** DESCRIPTION OF THE TASK **
Gather, from the data below, each line in which the word "this" occurs.

** PROVIDED INFORMATION **
— Start —
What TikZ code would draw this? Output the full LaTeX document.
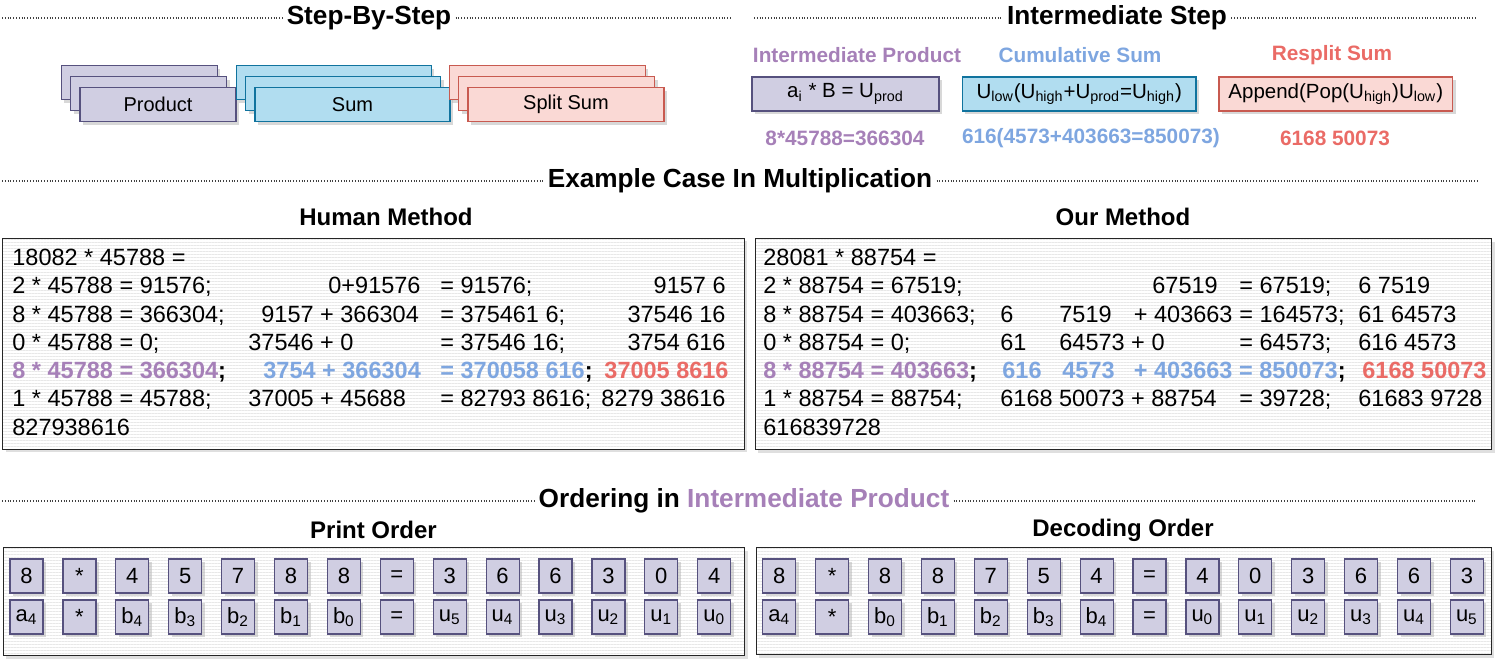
— End —
— Start —
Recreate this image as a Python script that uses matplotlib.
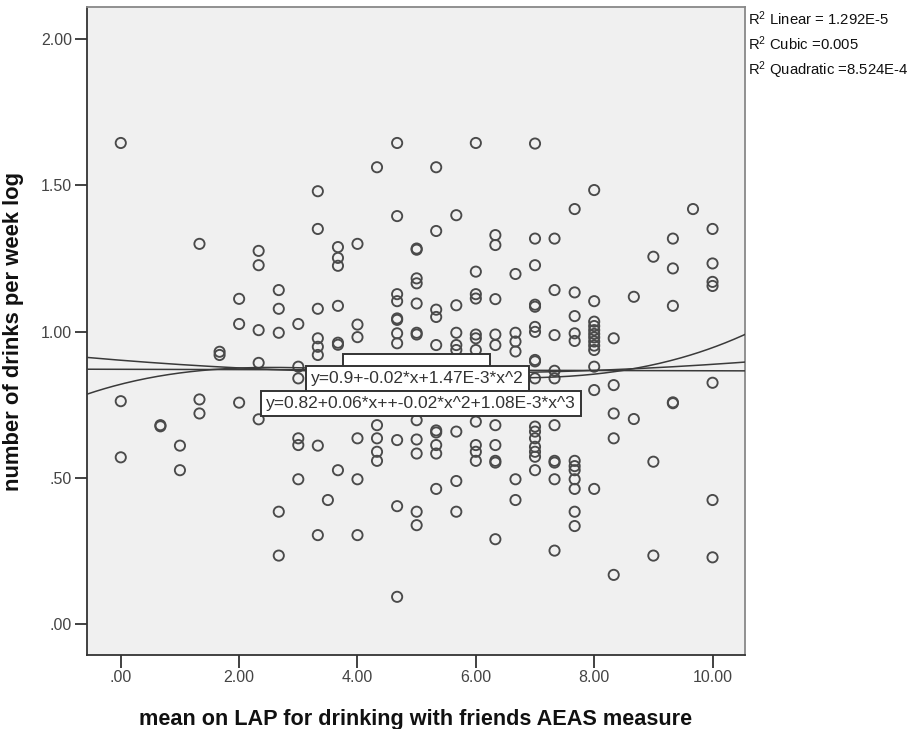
— End —
— Start —
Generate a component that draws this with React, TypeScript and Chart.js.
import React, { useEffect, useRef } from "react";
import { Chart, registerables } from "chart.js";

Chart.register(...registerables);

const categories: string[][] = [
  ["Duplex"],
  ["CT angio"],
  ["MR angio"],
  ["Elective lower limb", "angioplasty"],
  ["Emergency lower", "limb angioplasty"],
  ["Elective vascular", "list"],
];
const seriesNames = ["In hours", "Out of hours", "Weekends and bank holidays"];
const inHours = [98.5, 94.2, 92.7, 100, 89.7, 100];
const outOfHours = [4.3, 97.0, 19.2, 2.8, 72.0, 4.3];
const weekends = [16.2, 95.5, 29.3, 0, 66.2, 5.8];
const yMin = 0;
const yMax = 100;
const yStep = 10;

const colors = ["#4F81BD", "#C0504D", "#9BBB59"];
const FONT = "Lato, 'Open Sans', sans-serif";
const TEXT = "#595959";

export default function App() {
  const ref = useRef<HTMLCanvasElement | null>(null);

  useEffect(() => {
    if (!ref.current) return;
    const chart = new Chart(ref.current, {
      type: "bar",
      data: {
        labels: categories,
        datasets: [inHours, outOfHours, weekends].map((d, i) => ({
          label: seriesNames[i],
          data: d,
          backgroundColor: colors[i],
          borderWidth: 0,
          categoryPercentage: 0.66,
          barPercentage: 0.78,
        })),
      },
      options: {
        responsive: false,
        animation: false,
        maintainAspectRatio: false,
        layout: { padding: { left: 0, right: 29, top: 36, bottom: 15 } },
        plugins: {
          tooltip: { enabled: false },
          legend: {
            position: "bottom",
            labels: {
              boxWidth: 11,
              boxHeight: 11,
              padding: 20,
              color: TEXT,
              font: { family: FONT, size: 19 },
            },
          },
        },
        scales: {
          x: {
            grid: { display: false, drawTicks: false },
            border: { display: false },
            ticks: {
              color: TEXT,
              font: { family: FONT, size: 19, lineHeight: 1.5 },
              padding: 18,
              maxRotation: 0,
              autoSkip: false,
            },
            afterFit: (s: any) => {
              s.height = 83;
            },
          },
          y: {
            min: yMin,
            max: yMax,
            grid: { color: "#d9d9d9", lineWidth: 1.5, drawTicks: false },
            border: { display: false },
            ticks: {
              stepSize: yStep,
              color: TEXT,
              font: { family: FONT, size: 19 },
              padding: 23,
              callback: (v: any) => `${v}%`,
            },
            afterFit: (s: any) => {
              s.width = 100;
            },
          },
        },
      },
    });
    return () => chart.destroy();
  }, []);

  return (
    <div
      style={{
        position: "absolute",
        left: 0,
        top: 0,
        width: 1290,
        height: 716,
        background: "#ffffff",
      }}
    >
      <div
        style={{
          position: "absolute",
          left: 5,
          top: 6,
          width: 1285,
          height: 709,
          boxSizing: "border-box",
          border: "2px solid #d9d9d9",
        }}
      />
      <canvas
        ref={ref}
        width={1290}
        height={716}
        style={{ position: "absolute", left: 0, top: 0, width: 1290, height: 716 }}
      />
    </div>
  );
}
— End —
** SOLUTION TO THE PROBLEM **
What TikZ code would draw this? Output the full LaTeX document.
Recreate this image as a Python script that uses matplotlib.
Generate a component that draws this with React, TypeScript and Chart.js.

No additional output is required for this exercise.